There are a couple of ways to do this. I'd feed a ghost 2-3 flies every couple of days depending on its size and what mood I'm in. Take two days' supply out of the cup, put them in a pot with a ventilated lid and put the cup in the refrigerator,_ not_ the freezer. The pupae will take about two days to eclose unless you really need them ASAP; then they'l take three days. Don't put them under a heat lamp to speed the process; you'll end up with crispy pupae. You can put the newly eclosed flies in their pot in the freezer. Check after three mins (a timer is really handy) to see if the flies have passed out. If not, give them another minute or however long it takes. You can then put the sleeping flies into the mantids' pots and take an equal number out of the fridge so that they eclose ready for the next feeding.

Some folks just drop the required number of pupae in the mantis pot and let them eclose there. Other folks keep a large pot with excelsior and some fly food in it (sugar and powdered milk works. Mist once a day) so that they always have flies available. It's up to you. Only buy enough so that they won't be in the fridge for over two weeks. To use up 500 in that time, at one fly/day/mantis, you'll need to have 35 fly-eating mantids, give or take. You may have to buy more mantids. House flies are smaller than blue or green bottles. Good luck!


----------



## swords (Apr 28, 2010)

Thanks a lot Phil the info is very helpful! Freezing them to knock them out I see.

Letting them actually hatch in the vivarium itself seems like it would be a great way to do it and not even have to make a transfer. Is there any drawback to doing it that way? I do really like that "set it and forget it" approach! lol

So 2 weeks in the fridge is the max before the pupae die in their shells or what exactly happens at the 2 week mark? My fridge is 35-40*F I've checked cos I keep my plant seeds in there to retain viability.

Will most all mantids eat houseflies?


----------



## Rick (Apr 28, 2010)

The pupae will last longer than two weeks. At least they do for me. The longer you keep them in there though the fewer you get each time.

You take out how many you want. I put them in a standard 32 oz insect cup. Once I have flies I put the whole cup in the freezer. You gotta learn how long it takes. With fresh bluebottle flies it can take up to four minutes. Start at one minute and see if they are still twitching. Don't freeze them.

Once they are not moving you can use some long tongs to pick them out of the cup. It is all very easy.

Most mantids will eat houseflies at some stage of their life. Houseflies are pretty small so once they outgrow those you may want to go with bluebottle flies. The care is the same.


----------



## hibiscusmile (Apr 28, 2010)

Yea, what they said!




I pupae mine in a bottle and then let them hatch, then I just stick the bottle opening in the hole I make and all done!


----------



## swords (Apr 28, 2010)

Why hatch them in a separate container at all instead of putting the spikes right into the vivarium?

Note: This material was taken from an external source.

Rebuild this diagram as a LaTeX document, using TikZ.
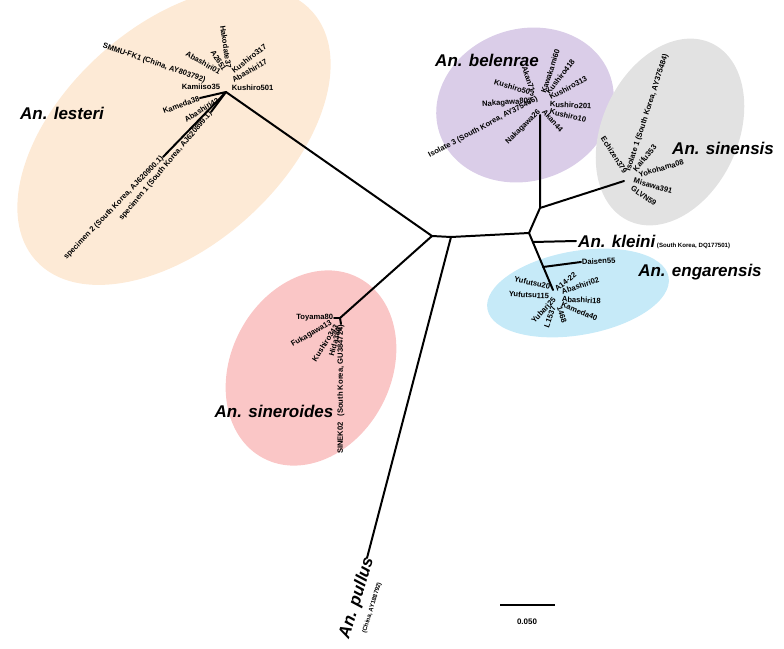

Do some people "dust" the flies with something before feeding them to your mantids? Or what is the "bee pollen" for?

What size flies should I get (houseflies or BB) for L5/L6 ghosts? Will they take live small crickets and small dubia roaches until the fly spikes arrive?

I've raised the Chinese and Carolina mantids before with fruit flies and crickets but never messed with the houseflies at all so please bear with me! :blush:


----------



## hibiscusmile (Apr 28, 2010)

Some people put them in that way, for myself, I raise mantis so they get fed a bit diff, I really want the girls to appreaciate me!!!!





Yes some dust with pollen.

the ghost should be able to take either fly, some will be afraid of the bb, but will quickly get used to them. the black little fuzzy buddies


----------



## Nepfreak (Sep 27, 2010)

Will putting the pupae in the freezer stop the unhatched pupae from hatching?


----------



## Rick (Sep 28, 2010)

Nepfreak said:


> Will putting the pupae in the freezer stop the unhatched pupae from hatching?


They shouldn't hatch if kept in the fridge. Freezing may kill them.


----------



## Rick (Sep 28, 2010)

swords said:


> Why hatch them in a separate container at all instead of putting the spikes right into the vivarium?
> 
> Do some people "dust" the flies with something before feeding them to your mantids? Or what is the "bee pollen" for?
> 
> ...


Some people do put the pupa or spikes into the mantis enclosure. I find it better to hatch them in a seperate container so I can feed them and offer them to the mantids as adults.

I don't dust but some do. I feed them honey so that is basically what honey is made from (pollen).

Houseflies are very small. You may be surprised at how small they are. I haven't kept ghosts in a very long time but I think bb's would be better. I find I don't really like houseflies. The care is the same for house and bb.


----------